Jerry Jeudy didn't drop a pass Tuesday.
The Broncos wide receiver stood out during Denver's 7-on-7 drill, making several catches downfield, including a 35-yard touchdown and a sideline grab, both from Teddy Bridgewater. His route running was crisp, creating separation against veteran corners and his hands were solid, not letting a single pass slip through his fingers — one of his biggest issues during his rookie season.
“Jeudy, I mean, he’s adding on from last year,” Broncos cornerback Bryce Callahan said Tuesday. “His releases are looking great. His routes are looking crispy. He’s catching the ball. It’s all looking good."
It was only the fourth day of offseason voluntary drills, but Jeudy looked like the franchise wide receiver the Broncos hoped they drafted 15th overall in 2020.
"I feel like I've matured," Jeudy said. "You don't know what you get yourself into the first year into doing something. This is my second year and I feel like I've learned a lot in my first year so I know how to overcome whatever (issues) I had in my past years to make this year better."
Coming off a rookie season in which he had 52 receptions for 856 yards and three touchdowns, Jeudy's only downside in 2020 was his drops. That's been one area he's focused most on this spring.
"Mostly just concentration and focus on the ball," Jeudy said. "I was so quick to catch and run and hurry up to make a play, instead of catch first, then run. That's mostly what it was, trying to make plays too fast and not focusing on the big picture of catching the ball first."
The biggest thing Jeudy has noticed in his second year, other than his lack of drops in the voluntary workouts, is his timing.
Not having organized team drills ahead of training camp last season to build chemistry with Drew Lock and learn the playbook hurt him maybe more than anything. Now, he feels more comfortable in the offense and already seems to have strong chemistry with Lock and Bridgewater, as both hit him several times for big gains Tuesday.
"You want to get to a certain spot in a certain place at that exact time. Knowing how to make the defender move to where you want him to be and get to that spot at the right time," Jeudy said. "This being my second year, just knowing the plays, the tempo of the plays, the timing of the plays — that really helps you on the timing of your route running and to know what to do and what not to do because of how familiar I am with the plays. It's really helped me become a better route runner."

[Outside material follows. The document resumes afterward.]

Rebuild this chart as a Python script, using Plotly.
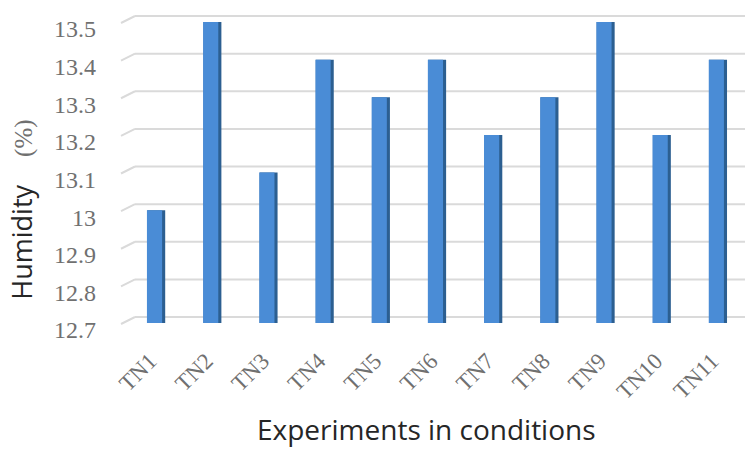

But maybe what's more important than him eliminating drops and understanding the offense better, is Jeudy's clear maturity.
That's the first thing that came to coach Vic Fangio's mind when asked about Jeudy's growth from year one to year two. And it's why Fangio, and many others, believe Jeudy is poised for a big second season.
“I think he’s in a far better place obviously than he was last year at this time," Fangio said. "I see a more focused, diligent receiver on the details. He knows he can’t slack. I see a much more mature guy right now."